In five years, the Navy will face the same problem: it needs to keep buying carriers if it wants to keep the industrial base viable but, at the same time, if it needs to reduce the carrier fleet, it will retire the next carrier early (probably the USS John C. Stennis [CVN-74]).
Further, the Navy is talking about a follow-on to the Ford class that would be less expensive. There are arguments for and against such an approach, but if that is where the Navy wants to go, why buy two Ford-class carriers if the design is unsuitable?
In contrast to its wasteful approach to carrier construction is the Navy’s approach to amphibious ship construction. There, the Navy faces the same challenge: Do scarce and expensive ships that must operate close to enemy territory fit with a strategy that foresees long-range engagements and precise munitions? The Navy is apparently proposing to delay the LSD replacement program (LPD-17 Flight II) and consider other approaches that would, presumably, entail less expensive ships that are more numerous and could support a more distributed warfighting concept. This plan does not propose throwing away expensive existing ships or buying additional ships that the emerging concept sees as unsuitable. Instead, it makes a gradual transition to a new concept.
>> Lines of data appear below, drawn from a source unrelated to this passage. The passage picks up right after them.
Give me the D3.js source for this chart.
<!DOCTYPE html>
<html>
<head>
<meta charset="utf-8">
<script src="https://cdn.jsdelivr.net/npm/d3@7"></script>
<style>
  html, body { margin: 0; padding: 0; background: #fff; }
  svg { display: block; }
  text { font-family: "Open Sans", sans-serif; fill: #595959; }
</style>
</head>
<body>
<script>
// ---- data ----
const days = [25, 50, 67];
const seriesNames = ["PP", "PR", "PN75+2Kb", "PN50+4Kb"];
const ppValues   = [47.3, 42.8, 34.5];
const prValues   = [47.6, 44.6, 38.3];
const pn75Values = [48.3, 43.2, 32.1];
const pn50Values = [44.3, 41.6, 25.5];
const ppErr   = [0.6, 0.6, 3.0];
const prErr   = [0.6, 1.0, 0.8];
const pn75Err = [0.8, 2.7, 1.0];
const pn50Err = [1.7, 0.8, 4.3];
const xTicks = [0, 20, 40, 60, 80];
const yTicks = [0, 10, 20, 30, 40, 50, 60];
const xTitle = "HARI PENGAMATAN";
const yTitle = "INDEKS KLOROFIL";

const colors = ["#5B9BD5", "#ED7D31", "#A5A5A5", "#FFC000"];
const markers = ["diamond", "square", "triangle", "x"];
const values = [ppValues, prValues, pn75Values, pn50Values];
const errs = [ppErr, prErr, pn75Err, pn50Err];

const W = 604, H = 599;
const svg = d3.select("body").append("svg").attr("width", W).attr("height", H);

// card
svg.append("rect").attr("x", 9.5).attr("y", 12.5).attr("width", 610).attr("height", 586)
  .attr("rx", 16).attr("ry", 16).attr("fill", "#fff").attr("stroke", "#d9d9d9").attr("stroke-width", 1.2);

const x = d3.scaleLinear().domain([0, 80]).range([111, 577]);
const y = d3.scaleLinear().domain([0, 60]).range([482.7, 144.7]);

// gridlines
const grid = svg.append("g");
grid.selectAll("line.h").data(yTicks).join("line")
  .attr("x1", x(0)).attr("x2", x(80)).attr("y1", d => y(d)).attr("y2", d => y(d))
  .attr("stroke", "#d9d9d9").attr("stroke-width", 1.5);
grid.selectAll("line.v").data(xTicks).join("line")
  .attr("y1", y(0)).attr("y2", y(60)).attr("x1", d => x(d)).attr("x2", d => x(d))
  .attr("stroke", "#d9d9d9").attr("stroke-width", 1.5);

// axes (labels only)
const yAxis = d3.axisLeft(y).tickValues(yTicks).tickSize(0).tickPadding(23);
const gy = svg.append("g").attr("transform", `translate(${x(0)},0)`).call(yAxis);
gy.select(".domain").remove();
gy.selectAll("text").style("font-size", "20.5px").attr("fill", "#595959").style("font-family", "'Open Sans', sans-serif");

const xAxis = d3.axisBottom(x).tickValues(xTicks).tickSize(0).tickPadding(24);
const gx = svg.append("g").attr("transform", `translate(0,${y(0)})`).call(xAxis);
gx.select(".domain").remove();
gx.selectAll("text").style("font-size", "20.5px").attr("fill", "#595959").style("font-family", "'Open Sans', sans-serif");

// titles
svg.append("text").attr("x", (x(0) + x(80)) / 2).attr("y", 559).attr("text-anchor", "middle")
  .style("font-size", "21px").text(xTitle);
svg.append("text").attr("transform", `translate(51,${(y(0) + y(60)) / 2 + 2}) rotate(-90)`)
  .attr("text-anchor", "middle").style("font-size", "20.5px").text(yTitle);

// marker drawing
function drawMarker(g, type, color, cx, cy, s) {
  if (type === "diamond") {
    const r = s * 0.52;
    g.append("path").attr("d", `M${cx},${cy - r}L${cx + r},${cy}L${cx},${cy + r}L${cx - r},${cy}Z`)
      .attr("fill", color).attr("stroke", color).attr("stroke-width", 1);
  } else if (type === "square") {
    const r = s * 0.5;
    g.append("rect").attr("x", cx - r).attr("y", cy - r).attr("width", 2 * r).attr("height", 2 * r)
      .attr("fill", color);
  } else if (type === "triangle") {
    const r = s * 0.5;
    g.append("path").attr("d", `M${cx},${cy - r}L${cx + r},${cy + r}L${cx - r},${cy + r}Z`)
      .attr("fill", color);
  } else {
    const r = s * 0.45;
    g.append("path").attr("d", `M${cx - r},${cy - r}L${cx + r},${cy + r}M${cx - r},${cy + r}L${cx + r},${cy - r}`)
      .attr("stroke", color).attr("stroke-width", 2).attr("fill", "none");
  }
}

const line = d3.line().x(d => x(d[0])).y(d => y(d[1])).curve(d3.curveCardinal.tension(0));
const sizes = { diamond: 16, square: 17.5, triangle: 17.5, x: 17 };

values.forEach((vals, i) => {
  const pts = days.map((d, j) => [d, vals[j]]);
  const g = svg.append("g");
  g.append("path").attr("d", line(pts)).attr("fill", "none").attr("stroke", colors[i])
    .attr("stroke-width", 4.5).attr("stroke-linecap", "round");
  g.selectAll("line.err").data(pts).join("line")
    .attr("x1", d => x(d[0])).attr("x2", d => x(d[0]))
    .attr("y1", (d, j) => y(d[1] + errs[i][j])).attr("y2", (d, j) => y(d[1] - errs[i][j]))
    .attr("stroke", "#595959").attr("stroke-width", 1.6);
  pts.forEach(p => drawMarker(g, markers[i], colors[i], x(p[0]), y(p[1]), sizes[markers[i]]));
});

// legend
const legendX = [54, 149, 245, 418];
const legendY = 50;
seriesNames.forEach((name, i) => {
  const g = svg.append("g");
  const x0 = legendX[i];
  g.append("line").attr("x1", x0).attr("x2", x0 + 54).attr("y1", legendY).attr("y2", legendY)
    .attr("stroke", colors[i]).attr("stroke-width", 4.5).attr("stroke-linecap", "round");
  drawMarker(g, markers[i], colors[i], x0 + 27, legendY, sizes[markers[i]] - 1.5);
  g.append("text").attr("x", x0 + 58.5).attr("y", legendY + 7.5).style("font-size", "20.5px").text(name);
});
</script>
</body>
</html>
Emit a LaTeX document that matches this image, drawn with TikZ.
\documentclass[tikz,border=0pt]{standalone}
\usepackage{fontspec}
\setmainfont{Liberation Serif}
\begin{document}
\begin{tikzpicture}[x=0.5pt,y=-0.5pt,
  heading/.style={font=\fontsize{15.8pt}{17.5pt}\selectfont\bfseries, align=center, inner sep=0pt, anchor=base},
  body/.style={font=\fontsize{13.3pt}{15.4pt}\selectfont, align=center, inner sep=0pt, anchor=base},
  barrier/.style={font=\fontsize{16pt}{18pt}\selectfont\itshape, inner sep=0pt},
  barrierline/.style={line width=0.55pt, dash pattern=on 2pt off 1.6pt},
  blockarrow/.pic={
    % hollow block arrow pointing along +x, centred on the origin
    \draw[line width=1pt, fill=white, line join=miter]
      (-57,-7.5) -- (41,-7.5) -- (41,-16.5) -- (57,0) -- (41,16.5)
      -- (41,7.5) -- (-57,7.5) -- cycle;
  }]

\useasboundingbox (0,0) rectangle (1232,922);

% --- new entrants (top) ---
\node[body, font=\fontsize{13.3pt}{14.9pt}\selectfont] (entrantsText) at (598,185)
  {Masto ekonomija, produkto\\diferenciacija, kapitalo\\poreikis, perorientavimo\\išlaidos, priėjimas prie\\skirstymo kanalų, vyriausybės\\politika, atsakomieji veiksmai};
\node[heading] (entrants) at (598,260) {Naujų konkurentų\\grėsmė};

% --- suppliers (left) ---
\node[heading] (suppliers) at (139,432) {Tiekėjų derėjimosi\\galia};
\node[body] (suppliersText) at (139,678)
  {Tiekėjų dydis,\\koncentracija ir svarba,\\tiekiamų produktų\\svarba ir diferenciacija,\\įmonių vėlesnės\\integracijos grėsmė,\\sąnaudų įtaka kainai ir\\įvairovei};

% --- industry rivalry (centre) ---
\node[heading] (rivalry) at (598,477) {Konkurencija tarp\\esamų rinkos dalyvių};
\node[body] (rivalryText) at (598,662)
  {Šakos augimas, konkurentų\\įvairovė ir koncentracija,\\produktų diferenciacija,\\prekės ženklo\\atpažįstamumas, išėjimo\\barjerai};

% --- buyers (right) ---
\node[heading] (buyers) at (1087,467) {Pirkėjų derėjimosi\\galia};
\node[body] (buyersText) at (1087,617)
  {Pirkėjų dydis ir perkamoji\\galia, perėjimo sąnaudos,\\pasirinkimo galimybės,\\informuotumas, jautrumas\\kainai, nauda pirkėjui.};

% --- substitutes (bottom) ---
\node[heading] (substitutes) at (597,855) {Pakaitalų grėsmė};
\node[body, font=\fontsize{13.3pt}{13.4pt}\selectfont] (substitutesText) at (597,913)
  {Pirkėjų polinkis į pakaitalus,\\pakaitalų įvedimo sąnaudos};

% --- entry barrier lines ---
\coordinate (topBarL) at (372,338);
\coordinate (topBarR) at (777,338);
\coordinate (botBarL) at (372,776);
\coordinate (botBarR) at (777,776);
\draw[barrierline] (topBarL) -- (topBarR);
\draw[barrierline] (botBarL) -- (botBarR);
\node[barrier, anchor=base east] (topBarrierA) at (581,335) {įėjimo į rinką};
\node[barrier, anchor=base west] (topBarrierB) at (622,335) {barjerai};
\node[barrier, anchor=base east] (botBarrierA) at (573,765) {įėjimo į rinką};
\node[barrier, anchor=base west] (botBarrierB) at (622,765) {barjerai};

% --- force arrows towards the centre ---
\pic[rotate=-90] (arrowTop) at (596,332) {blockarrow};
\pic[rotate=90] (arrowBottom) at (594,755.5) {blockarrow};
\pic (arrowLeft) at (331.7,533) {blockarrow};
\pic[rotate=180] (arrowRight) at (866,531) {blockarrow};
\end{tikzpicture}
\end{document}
Rather than wasting scarce shipbuilding funds, the Navy needs to make a decision. Either carriers will continue to be the backbone of the fleet, in which case the Navy should continue to build new carriers and overhaul the old ones. Or the Navy will move to a more balanced fleet that retains carriers but at a lower level and puts more funds into distributed, undersea, and unmanned capabilities. In that case, the Navy should overhaul the existing carriers but build new carriers at a slower rate. There are valid arguments for each approach; however, the Navy should not waste billions of dollars equivocating between the two choices.
1. Estimated carrier strike group cost is based on FY 2020 budget or latest available information as follows: carrier $13 billion, plus 6 x DDG-51 @ $1.9 billion each = $11.4 billion, plus 80 aircraft (F-35, F-18E/F/G, E-2D, MH-60R/S, HV-22) at various costs = $8.4 billion, grand total = $32.8 billion.